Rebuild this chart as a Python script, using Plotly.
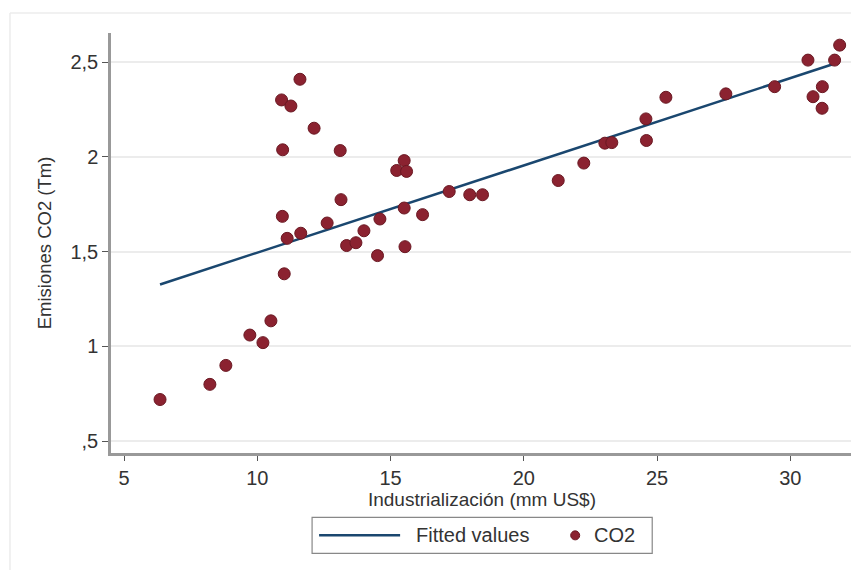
import numpy as np
import plotly.graph_objects as go

# Data
industrializacion = [6.35, 8.22, 8.82, 9.72, 10.21, 10.51, 11.01, 10.94, 11.12, 11.63,
                     10.91, 11.26, 11.60, 10.95, 12.13, 13.11, 13.14, 12.62, 13.35, 13.70,
                     14.00, 14.51, 14.60, 15.54, 15.51, 16.20, 15.51, 15.23, 15.60, 17.20,
                     17.97, 18.45, 21.29, 22.25, 23.04, 23.30, 24.58, 24.60, 25.33, 27.58,
                     29.41, 30.66, 30.85, 31.20, 31.19, 31.66, 31.85]
co2 = [0.72, 0.80, 0.90, 1.06, 1.02, 1.135, 1.383, 1.686, 1.57, 1.597,
       2.30, 2.268, 2.409, 2.037, 2.151, 2.033, 1.774, 1.651, 1.532, 1.547,
       1.61, 1.479, 1.672, 1.526, 1.73, 1.695, 1.98, 1.928, 1.923, 1.817,
       1.80, 1.80, 1.875, 1.967, 2.072, 2.075, 2.20, 2.086, 2.314, 2.332,
       2.37, 2.51, 2.317, 2.37, 2.256, 2.51, 2.589]

x_tickvals = [5, 10, 15, 20, 25, 30]
y_tickvals = [0.5, 1, 1.5, 2, 2.5]
y_ticktext = [",5", "1", "1,5", "2", "2,5"]

x_title = "Industrialización (mm US$)"
y_title = "Emisiones CO2 (Tm)"
legend_labels = ["Fitted values", "CO2"]

# Linear fit (like Stata lfit)
xa = np.array(industrializacion)
ya = np.array(co2)
slope, intercept = np.polyfit(xa, ya, 1)
fit_x = np.array([xa.min(), xa.max()])
fit_y = intercept + slope * fit_x

LINE_COLOR = "#1a476f"
MARKER_COLOR = "#8b2230"
FONT = "Liberation Sans, Arial, sans-serif"
TEXT = "#333333"

W, H = 859, 570
OFF = 8  # page body margin
# target plot box on screen: left 111, right 852.7, top 33, bottom 452.7
L = 111 - OFF
T = 33 - OFF
R = W - (852.7 - OFF)
B = H - (452.7 - OFF)
pw = W - L - R
ph = H - T - B


def px(xs):
    return (xs - OFF - L) / pw


def py(ys):
    return (H - B - (ys - OFF)) / ph


fig = go.Figure()
fig.add_trace(go.Scatter(x=fit_x, y=fit_y, mode="lines", name=legend_labels[0],
                         line=dict(color=LINE_COLOR, width=2.5), showlegend=False))
fig.add_trace(go.Scatter(x=industrializacion, y=co2, mode="markers", name=legend_labels[1],
                         marker=dict(color=MARKER_COLOR, size=12,
                                     line=dict(color="#6a1822", width=1)),
                         showlegend=False))

shapes = []
# faint outer frame (left and top edges)
shapes.append(dict(type="line", xref="paper", yref="paper", x0=px(10), x1=px(W + 20), y0=py(13), y1=py(13),
                   line=dict(color="#ececec", width=1.5)))
shapes.append(dict(type="line", xref="paper", yref="paper", x0=px(10), x1=px(10), y0=py(13), y1=py(H + 20),
                   line=dict(color="#ececec", width=1.5)))
# legend box
shapes.append(dict(type="rect", xref="paper", yref="paper", x0=px(312), x1=px(652), y0=py(517), y1=py(553),
                   line=dict(color="#888888", width=1.2), fillcolor="white"))
shapes.append(dict(type="line", xref="paper", yref="paper", x0=px(319), x1=px(400), y0=py(535), y1=py(535),
                   line=dict(color=LINE_COLOR, width=2.5)))
shapes.append(dict(type="circle", xref="paper", yref="paper", x0=px(570.5), x1=px(579.5), y0=py(530.5), y1=py(539.5),
                   line=dict(color="#6a1822", width=1), fillcolor=MARKER_COLOR))

annotations = [
    dict(text=legend_labels[0], xref="paper", yref="paper", x=px(414), y=py(535), xanchor="left", yanchor="middle",
         showarrow=False, font=dict(family=FONT, size=20, color=TEXT)),
    dict(text=legend_labels[1], xref="paper", yref="paper", x=px(592), y=py(535), xanchor="left", yanchor="middle",
         showarrow=False, font=dict(family=FONT, size=20, color=TEXT)),
]

fig.update_layout(
    width=W, height=H,
    margin=dict(l=L, r=R, t=T, b=B, autoexpand=False),
    paper_bgcolor="white", plot_bgcolor="white",
    font=dict(family=FONT, size=18, color=TEXT),
    shapes=shapes, annotations=annotations,
    showlegend=False,
)
fig.update_xaxes(range=[4.51, 32.35], tickvals=x_tickvals, ticks="outside", ticklen=5, tickwidth=1,
                 tickcolor="#555555", showline=True, linecolor="#999999", linewidth=2.5,
                 showgrid=False, zeroline=False, tickfont=dict(size=20, color=TEXT), automargin=False,
                 title=dict(text=x_title, font=dict(size=19, color=TEXT), standoff=0))
fig.update_yaxes(range=[0.438, 2.653], tickvals=y_tickvals, ticktext=y_ticktext, ticks="outside", ticklen=6,
                 tickwidth=1, tickcolor="#555555", showline=True, linecolor="#999999", linewidth=2.5,
                 showgrid=True, gridcolor="#ececec", gridwidth=1.5, zeroline=False, automargin=False,
                 tickfont=dict(size=20, color=TEXT),
                 title=dict(text=y_title, font=dict(size=18.5, color=TEXT), standoff=14))

fig.write_html("out.html")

________________________________________

◆ **Aim**: Repeat the listing above exactly from its first line to the line containing "2.37, 2.51, 2.317, 2.37, 2.256, 2.51, 2.589]", both included, and omit the pictures.

◆ **Exercise solution**:
Rebuild this chart as a Python script, using Plotly.
import numpy as np
import plotly.graph_objects as go

# Data
industrializacion = [6.35, 8.22, 8.82, 9.72, 10.21, 10.51, 11.01, 10.94, 11.12, 11.63,
                     10.91, 11.26, 11.60, 10.95, 12.13, 13.11, 13.14, 12.62, 13.35, 13.70,
                     14.00, 14.51, 14.60, 15.54, 15.51, 16.20, 15.51, 15.23, 15.60, 17.20,
                     17.97, 18.45, 21.29, 22.25, 23.04, 23.30, 24.58, 24.60, 25.33, 27.58,
                     29.41, 30.66, 30.85, 31.20, 31.19, 31.66, 31.85]
co2 = [0.72, 0.80, 0.90, 1.06, 1.02, 1.135, 1.383, 1.686, 1.57, 1.597,
       2.30, 2.268, 2.409, 2.037, 2.151, 2.033, 1.774, 1.651, 1.532, 1.547,
       1.61, 1.479, 1.672, 1.526, 1.73, 1.695, 1.98, 1.928, 1.923, 1.817,
       1.80, 1.80, 1.875, 1.967, 2.072, 2.075, 2.20, 2.086, 2.314, 2.332,
       2.37, 2.51, 2.317, 2.37, 2.256, 2.51, 2.589]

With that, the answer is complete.